_Goal_: From the listing below, select every line where the word "with" appears.

_Supplied material_:
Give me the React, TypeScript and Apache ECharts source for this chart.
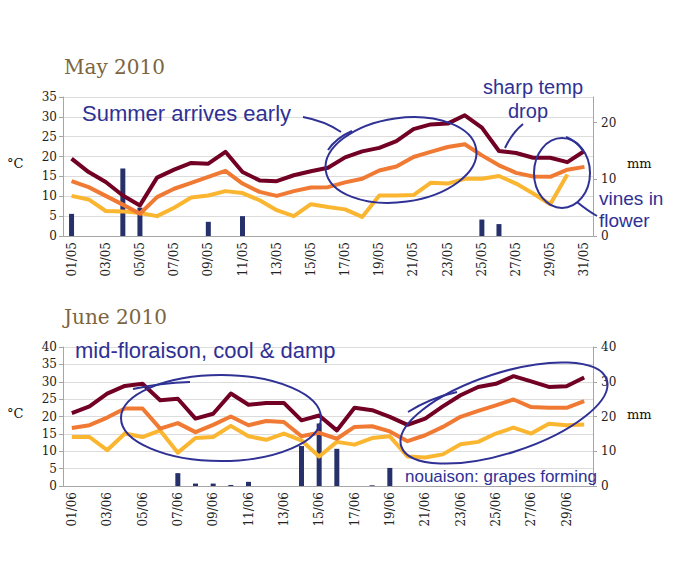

==

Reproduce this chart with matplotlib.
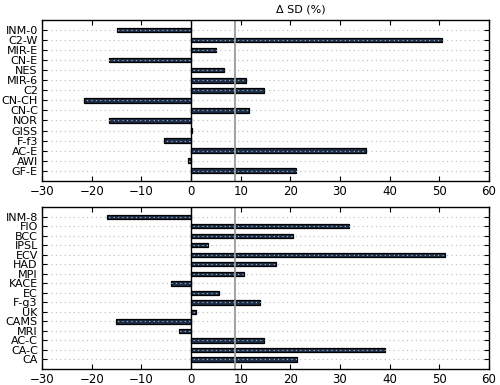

* * *

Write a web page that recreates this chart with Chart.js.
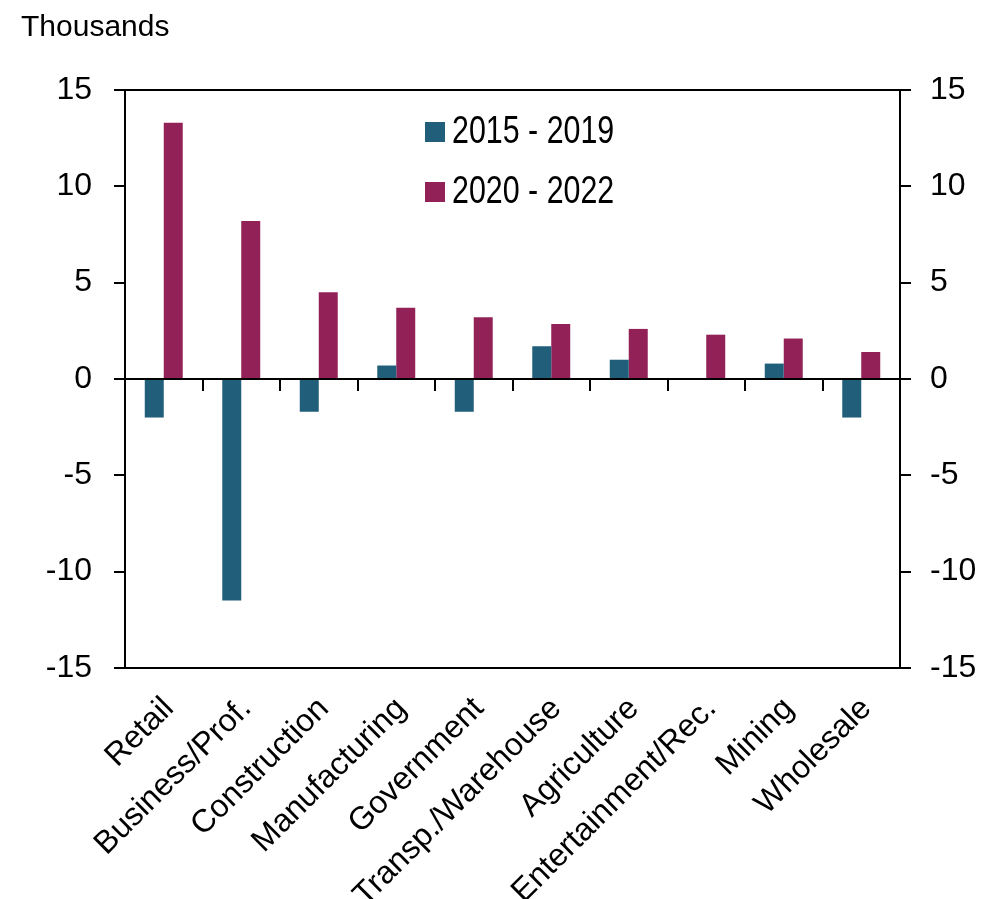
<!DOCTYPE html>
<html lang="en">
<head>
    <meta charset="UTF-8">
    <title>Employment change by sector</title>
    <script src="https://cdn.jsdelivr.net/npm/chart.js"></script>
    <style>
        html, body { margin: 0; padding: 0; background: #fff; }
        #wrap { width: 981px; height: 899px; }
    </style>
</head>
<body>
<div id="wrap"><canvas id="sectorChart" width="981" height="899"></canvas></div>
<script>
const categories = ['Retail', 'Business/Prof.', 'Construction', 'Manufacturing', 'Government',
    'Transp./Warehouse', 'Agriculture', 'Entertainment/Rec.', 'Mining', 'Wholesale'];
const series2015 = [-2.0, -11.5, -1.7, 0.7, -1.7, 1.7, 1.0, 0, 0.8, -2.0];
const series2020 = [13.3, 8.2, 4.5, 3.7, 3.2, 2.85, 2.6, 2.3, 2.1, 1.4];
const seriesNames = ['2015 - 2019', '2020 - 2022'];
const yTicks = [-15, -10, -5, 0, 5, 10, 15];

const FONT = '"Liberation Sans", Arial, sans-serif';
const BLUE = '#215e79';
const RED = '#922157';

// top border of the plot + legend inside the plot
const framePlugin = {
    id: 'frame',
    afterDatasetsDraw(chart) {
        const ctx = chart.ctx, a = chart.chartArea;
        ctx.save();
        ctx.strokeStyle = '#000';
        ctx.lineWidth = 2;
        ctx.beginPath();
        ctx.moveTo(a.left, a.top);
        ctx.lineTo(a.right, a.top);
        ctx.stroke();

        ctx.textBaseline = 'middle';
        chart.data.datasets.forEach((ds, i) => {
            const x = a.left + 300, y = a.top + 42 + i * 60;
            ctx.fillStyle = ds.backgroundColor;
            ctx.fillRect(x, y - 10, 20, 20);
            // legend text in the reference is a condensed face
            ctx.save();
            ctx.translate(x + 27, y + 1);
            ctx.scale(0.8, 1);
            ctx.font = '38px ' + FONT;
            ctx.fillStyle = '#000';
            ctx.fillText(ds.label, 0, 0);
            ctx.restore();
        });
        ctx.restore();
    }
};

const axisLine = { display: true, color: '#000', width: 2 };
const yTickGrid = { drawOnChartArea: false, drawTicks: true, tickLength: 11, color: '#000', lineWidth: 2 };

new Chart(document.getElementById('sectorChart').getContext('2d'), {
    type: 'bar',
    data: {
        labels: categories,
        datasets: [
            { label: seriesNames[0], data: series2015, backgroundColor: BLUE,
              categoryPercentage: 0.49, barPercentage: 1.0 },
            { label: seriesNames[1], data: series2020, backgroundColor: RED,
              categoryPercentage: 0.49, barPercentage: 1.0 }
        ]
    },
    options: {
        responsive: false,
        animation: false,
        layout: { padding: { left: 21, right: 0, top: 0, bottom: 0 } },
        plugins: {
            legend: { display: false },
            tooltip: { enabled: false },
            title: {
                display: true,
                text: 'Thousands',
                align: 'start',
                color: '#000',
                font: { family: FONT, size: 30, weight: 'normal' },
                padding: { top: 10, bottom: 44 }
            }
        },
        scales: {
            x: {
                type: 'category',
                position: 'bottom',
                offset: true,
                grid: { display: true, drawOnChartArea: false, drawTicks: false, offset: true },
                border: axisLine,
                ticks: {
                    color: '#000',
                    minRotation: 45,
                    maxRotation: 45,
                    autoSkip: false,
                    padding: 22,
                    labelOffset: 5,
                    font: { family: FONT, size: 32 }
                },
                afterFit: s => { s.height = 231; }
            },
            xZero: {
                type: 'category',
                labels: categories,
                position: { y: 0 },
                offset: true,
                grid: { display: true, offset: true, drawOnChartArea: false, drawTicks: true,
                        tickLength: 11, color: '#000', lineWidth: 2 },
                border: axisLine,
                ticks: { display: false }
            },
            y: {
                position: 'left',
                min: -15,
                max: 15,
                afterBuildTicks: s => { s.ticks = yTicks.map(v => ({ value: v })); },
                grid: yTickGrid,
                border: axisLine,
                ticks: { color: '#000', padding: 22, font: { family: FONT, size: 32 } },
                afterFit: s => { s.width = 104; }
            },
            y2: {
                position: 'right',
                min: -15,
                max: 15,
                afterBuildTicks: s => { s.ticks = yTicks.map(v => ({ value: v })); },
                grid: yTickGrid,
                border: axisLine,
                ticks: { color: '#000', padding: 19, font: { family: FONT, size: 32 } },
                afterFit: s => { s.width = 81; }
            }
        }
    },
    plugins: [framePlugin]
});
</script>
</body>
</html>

_Task solution_:
Reproduce this chart with matplotlib.
Write a web page that recreates this chart with Chart.js.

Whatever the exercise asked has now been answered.